Although the group is called Women for Political Change and is a classified as a student group, members don’t have to be women, or students, or align with a certain political group or party. WFPC works to set up members with campaigns, issue-based work, and other opportunities outside of the group to further fuel their activism on the issues they believe in. As Neculescu puts it, “The mission of our group is to give folks the tools and opportunities to participate and become active in the community.”

Neculescu, who has been an active voice for social justice on campus during her time at the U, is currently the campaign manager for Representative Ilhan Omar’s re-election campaign in the fall. Additionally, she has worked on other progressive campaigns in the past such as Terri Bonoff’s congressional campaign and the recent campaign of Raymond Dehn for Minneapolis mayor, where she and her fellow organizers were able to increase voter turnout on campus by 12.34%. She discovered her passion for organizing when she came to the U, and she has no intention of slowing down any time soon.

“I know that I want to do activism work for the rest of my life,” Neculescu says. “WFPC has really given me an environment and an infrastructure to do activism on campus, and it’s formed a sense of community at the U of M.”

Growing the Community

As WFPC has seen its recognition rise over the past three years, events have ramped up as well. Events put on by WFPC have ranged from a Feminism Beyond Gender campaign in March, celebrating the importance of International Women's Day, to Femme Jam, a house show showcasing femme and women artists that raised money for important causes. Throughout the year they host guest speakers and lecturers, all through an intersectional lens.

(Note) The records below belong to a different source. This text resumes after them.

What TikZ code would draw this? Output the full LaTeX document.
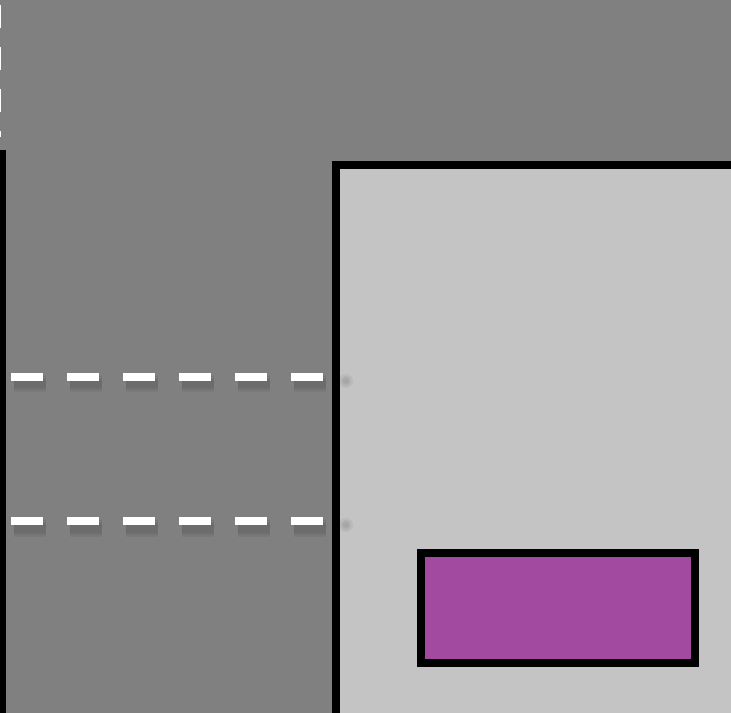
\documentclass[tikz,border=0pt]{standalone}
\definecolor{bggray}{HTML}{808080}
\definecolor{panelgray}{HTML}{C4C4C4}
\definecolor{plum}{HTML}{A24A9F}
\begin{document}
\begin{tikzpicture}[x=0.02cm, y=-0.02cm,
  edge/.style={draw=black, line width=0.16cm},
  guide/.style={white, line width=0.16cm, dash pattern=on 0.64cm off 0.48cm},
  guideshade/.style={black, opacity=0.05, dash pattern=on 0.64cm off 0.48cm}]

\def\ya{377}
\def\yb{521}
\def\xl{11}
\def\xr{323}

\useasboundingbox (0,0) rectangle (731,713);
\clip (0,0) rectangle (731,713);

%--- Фон ---
\fill[bggray] (0,0) rectangle (731,713);

%--- Вертикальный пунктир сверху ---
\draw[white, line width=0.16cm, dash pattern=on 0.46cm off 0.38cm] (-3,5) -- (-3,137);

%--- Левая граница ---
\draw[black, line width=0.13cm] (2.5,150) -- (2.5,730);

%--- Панель ---
\draw[edge, fill=panelgray] (335.5,165) rectangle (770,770);

%--- Пунктиры (с размытой тенью) ---
\foreach \yy in {\ya,\yb}{
  \foreach \w in {0.34,0.26,0.18}
    \draw[guideshade, line width=\w cm] (\xl+3,\yy+7) -- (\xr+3,\yy+7);
  \draw[guide] (\xl,\yy) -- (\xr,\yy);
  \foreach \r in {7,5,3}
    \fill[black, opacity=0.05] (346,\yy+4) circle (\r);
}

%--- Блок ---
\draw[edge, fill=plum] (421,553) rectangle (695,663);

\end{tikzpicture}
\end{document}
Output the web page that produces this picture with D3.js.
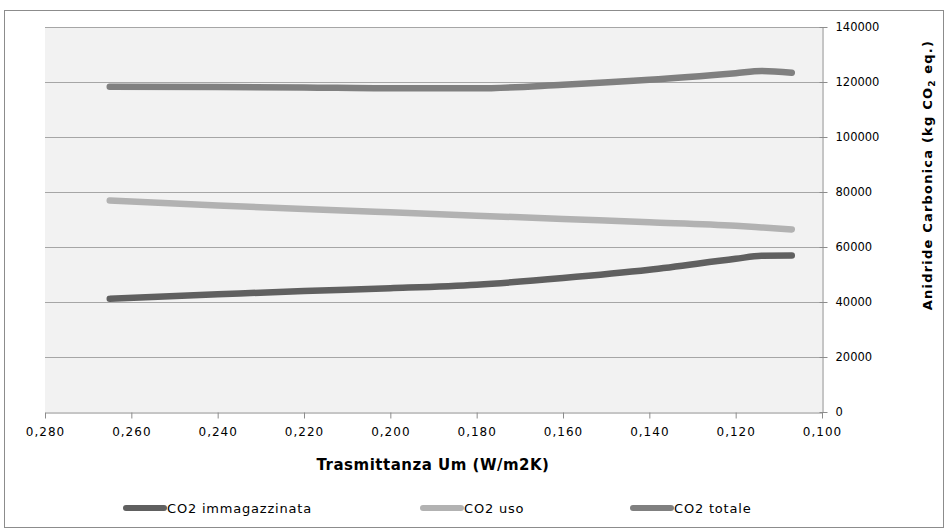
<!DOCTYPE html>
<html>
<head>
<meta charset="utf-8">
<script src="https://cdn.jsdelivr.net/npm/d3@7"></script>
<style>
  body { margin: 0; background: #fff; }
  svg { display: block; }
</style>
</head>
<body>
<svg width="948" height="532"></svg>
<script>
// values
var trasmittanza = [0.265, 0.240, 0.220, 0.200, 0.180, 0.160, 0.140, 0.120, 0.114, 0.107];
var co2Immagazzinata = [41200, 42800, 44000, 45000, 46300, 48700, 51700, 55700, 56800, 56900];
var co2Uso = [76900, 75100, 73800, 72600, 71400, 70200, 69000, 67700, 67100, 66400];
var co2Totale = [118300, 118200, 118000, 117700, 117700, 119000, 120800, 123200, 124000, 123400];
var xTicks = [0.28, 0.26, 0.24, 0.22, 0.20, 0.18, 0.16, 0.14, 0.12, 0.10];
var yTicks = [0, 20000, 40000, 60000, 80000, 100000, 120000, 140000];

var series = [
  { name: "CO2 immagazzinata", values: co2Immagazzinata, color: "#606060" },
  { name: "CO2 uso", values: co2Uso, color: "#b2b2b2" },
  { name: "CO2 totale", values: co2Totale, color: "#808080" }
];

var svg = d3.select("svg");
// plot area bounds (note: "top" is reserved on window)
var plotL = 45, plotR = 822, plotT = 27, plotB = 412;

var x = d3.scaleLinear().domain([0.28, 0.10]).range([plotL, plotR]);
var y = d3.scaleLinear().domain([0, 140000]).range([plotB, plotT]);

// outer frame
svg.append("rect")
  .attr("x", 4.5).attr("y", 10.5)
  .attr("width", 939).attr("height", 517)
  .attr("fill", "#fff").attr("stroke", "#8c8c8c");

// plot area
svg.append("rect")
  .attr("x", plotL).attr("y", plotT)
  .attr("width", plotR - plotL).attr("height", plotB - plotT)
  .attr("fill", "#f2f2f2");

// gridlines
svg.append("g").selectAll("line")
  .data(yTicks.slice(1))
  .join("line")
  .attr("x1", plotL).attr("x2", plotR)
  .attr("y1", function(d) { return Math.round(y(d)) + 0.5; })
  .attr("y2", function(d) { return Math.round(y(d)) + 0.5; })
  .attr("stroke", "#a6a6a6");

// x axis
var xAxis = svg.append("g")
  .attr("transform", "translate(0," + (plotB + 0.5) + ")")
  .call(d3.axisBottom(x).tickValues(xTicks).tickSize(6).tickSizeOuter(0)
    .tickFormat(function(d) { return d3.format(".3f")(d).replace(".", ","); }));
xAxis.select(".domain").attr("stroke", "#8c8c8c");
xAxis.selectAll(".tick line").attr("stroke", "#8c8c8c");
xAxis.selectAll("text")
  .attr("y", 15)
  .attr("fill", "#000")
  .style("font-family", "'DejaVu Sans', sans-serif")
  .style("font-size", "12px")
  .style("letter-spacing", "1px");

// y axis on the right
var yAxis = svg.append("g")
  .attr("transform", "translate(" + (plotR + 0.5) + ",0)")
  .call(d3.axisRight(y).tickValues(yTicks).tickSize(5).tickSizeOuter(0)
    .tickFormat(d3.format("d")));
yAxis.select(".domain").attr("stroke", "#8c8c8c");
yAxis.selectAll(".tick line").attr("stroke", "#8c8c8c").attr("x1", -3);
yAxis.selectAll("text")
  .attr("x", 13)
  .attr("fill", "#000")
  .style("font-family", "'DejaVu Sans', Verdana, sans-serif")
  .style("font-size", "11.5px");

// lines
var line = d3.line()
  .x(function(d, i) { return x(trasmittanza[i]); })
  .y(function(d) { return y(d); })
  .curve(d3.curveMonotoneX);

svg.append("g").selectAll("path")
  .data(series)
  .join("path")
  .attr("d", function(s) { return line(s.values); })
  .attr("fill", "none")
  .attr("stroke", function(s) { return s.color; })
  .attr("stroke-width", 6.5)
  .attr("stroke-linecap", "round")
  .attr("stroke-linejoin", "round");

// axis titles
svg.append("text")
  .attr("x", 433).attr("y", 470)
  .attr("text-anchor", "middle")
  .style("font-family", "'DejaVu Sans', sans-serif")
  .style("font-weight", "bold")
  .style("font-size", "15px")
  .style("letter-spacing", "0.5px")
  .text("Trasmittanza Um (W/m2K)");

var yt = svg.append("text")
  .attr("transform", "translate(932,175) rotate(-90)")
  .attr("text-anchor", "middle")
  .style("font-family", "'DejaVu Sans', Verdana, sans-serif")
  .style("font-weight", "bold")
  .style("font-size", "13px")
  .style("letter-spacing", "1.2px");
yt.append("tspan").text("Anidride Carbonica (kg CO");
yt.append("tspan").attr("dy", 3).style("font-size", "9px").text("2");
yt.append("tspan").attr("dy", -3).text(" eq.)");

// legend
var legendX = [123, 420, 630];
var lg = svg.append("g").selectAll("g")
  .data(series)
  .join("g")
  .attr("transform", function(s, i) { return "translate(" + legendX[i] + ",508)"; });
lg.append("line")
  .attr("x1", 3).attr("x2", 41)
  .attr("stroke", function(s) { return s.color; })
  .attr("stroke-width", 6)
  .attr("stroke-linecap", "round");
lg.append("text")
  .attr("x", 44).attr("y", 5)
  .style("font-family", "'DejaVu Sans', sans-serif")
  .style("font-size", "13px")
  .style("letter-spacing", "0.8px")
  .text(function(s) { return s.name; });
</script>
</body>
</html>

WFPC as a group started out fairly small in its first year but has since grown to over 100 active members in its three-year existence. The group’s success has allowed it to become a nonprofit starting in the fall, a huge step for what was once just a few members. Additionally, a new chapter of WFPC is going to start at Augsburg this semester, with the group hoping to expand even more in schools all across Minneapolis.

Neculescu says, “WFPC has been a really great space for folks to get involved and just become aware of their own power, and how they can make a difference in their communities.”